**WHAT IS NEEDED:** In the entries that follow, the first line to write out is the one containing "Write the seaborn", and the last is the one containing "import seaborn as sns". Reproduce that stretch exactly, with nothing before or after it.

**RECORDS SUPPLIED:**
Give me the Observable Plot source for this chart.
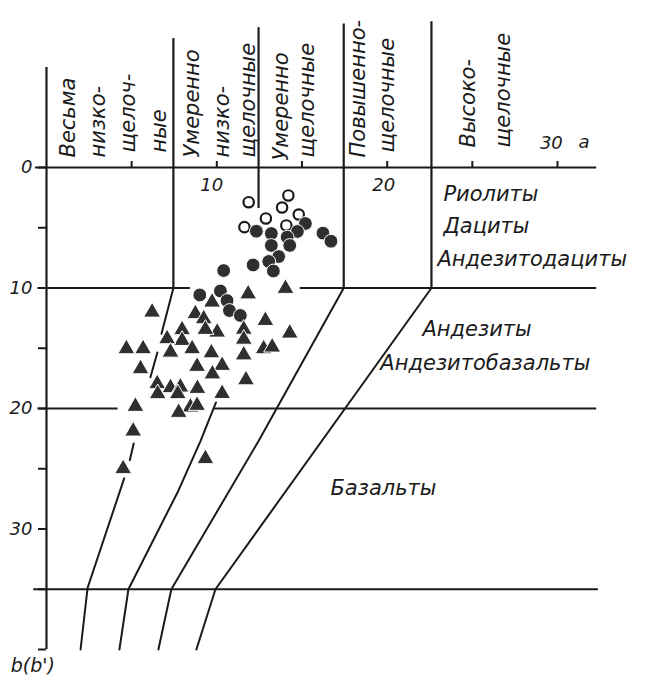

--

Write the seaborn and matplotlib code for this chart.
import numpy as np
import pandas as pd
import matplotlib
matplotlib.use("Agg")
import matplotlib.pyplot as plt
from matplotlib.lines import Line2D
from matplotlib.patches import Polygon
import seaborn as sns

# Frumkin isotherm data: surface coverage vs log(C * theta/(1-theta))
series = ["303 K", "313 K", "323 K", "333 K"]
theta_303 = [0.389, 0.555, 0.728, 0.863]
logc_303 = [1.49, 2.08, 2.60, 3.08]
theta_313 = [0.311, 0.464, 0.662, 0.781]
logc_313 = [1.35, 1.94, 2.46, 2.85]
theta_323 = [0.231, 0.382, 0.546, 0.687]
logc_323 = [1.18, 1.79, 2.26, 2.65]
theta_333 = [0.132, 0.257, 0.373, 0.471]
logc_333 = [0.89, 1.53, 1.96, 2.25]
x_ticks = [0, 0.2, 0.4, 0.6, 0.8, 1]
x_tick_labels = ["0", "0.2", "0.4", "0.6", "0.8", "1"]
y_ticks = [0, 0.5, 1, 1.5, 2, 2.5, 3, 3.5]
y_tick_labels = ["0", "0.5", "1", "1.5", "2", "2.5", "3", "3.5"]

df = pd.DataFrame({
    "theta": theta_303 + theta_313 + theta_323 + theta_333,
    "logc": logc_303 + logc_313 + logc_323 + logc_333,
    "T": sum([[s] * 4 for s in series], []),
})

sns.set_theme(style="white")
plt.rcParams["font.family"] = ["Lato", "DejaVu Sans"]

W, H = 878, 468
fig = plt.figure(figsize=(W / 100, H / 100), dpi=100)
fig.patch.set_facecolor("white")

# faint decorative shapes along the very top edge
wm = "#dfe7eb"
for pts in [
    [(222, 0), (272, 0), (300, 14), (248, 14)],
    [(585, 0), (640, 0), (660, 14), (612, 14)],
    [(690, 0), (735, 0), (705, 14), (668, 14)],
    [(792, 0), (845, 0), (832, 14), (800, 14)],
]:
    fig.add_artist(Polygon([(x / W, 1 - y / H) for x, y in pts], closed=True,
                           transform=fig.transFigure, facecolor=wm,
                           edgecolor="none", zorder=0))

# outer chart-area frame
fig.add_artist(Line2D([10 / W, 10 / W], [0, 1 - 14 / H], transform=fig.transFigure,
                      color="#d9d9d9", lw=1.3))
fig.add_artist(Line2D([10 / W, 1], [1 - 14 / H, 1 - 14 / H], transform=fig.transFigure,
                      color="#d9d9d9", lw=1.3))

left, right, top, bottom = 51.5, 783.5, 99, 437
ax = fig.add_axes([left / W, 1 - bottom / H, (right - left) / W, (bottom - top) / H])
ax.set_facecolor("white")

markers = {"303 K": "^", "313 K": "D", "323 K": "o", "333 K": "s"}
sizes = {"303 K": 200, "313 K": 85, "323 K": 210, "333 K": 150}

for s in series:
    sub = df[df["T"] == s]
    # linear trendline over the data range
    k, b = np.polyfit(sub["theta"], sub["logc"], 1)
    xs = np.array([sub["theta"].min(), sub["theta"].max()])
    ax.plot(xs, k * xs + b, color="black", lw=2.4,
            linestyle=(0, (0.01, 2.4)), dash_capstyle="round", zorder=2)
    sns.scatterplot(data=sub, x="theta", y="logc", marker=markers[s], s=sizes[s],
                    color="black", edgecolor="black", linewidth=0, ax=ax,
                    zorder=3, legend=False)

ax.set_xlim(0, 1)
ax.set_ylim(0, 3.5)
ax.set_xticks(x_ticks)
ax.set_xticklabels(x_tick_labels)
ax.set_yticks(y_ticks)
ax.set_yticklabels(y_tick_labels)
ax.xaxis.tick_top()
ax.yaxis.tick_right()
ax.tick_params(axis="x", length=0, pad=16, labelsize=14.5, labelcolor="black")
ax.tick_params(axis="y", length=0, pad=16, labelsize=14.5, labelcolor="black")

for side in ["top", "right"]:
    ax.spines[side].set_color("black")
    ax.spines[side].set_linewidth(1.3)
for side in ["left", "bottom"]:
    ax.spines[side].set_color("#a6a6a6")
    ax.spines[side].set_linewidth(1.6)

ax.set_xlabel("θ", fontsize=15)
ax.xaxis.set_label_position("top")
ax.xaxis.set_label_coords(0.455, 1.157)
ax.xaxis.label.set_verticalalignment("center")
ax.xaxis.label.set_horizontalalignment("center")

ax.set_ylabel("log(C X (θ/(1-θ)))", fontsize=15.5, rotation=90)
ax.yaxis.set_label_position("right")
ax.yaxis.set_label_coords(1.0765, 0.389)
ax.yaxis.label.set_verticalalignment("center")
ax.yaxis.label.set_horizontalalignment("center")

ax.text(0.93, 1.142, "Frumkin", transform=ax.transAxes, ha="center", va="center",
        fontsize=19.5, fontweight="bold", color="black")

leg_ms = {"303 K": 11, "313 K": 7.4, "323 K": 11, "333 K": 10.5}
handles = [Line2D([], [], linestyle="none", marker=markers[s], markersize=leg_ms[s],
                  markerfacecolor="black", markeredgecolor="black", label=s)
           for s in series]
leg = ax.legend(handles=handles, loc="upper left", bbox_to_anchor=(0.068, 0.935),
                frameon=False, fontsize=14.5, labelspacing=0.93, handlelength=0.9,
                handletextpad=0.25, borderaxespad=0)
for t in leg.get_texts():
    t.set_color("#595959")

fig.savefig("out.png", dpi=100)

**RESULT OF THIS EXERCISE:**
Write the seaborn and matplotlib code for this chart.
import numpy as np
import pandas as pd
import matplotlib
matplotlib.use("Agg")
import matplotlib.pyplot as plt
from matplotlib.lines import Line2D
from matplotlib.patches import Polygon
import seaborn as sns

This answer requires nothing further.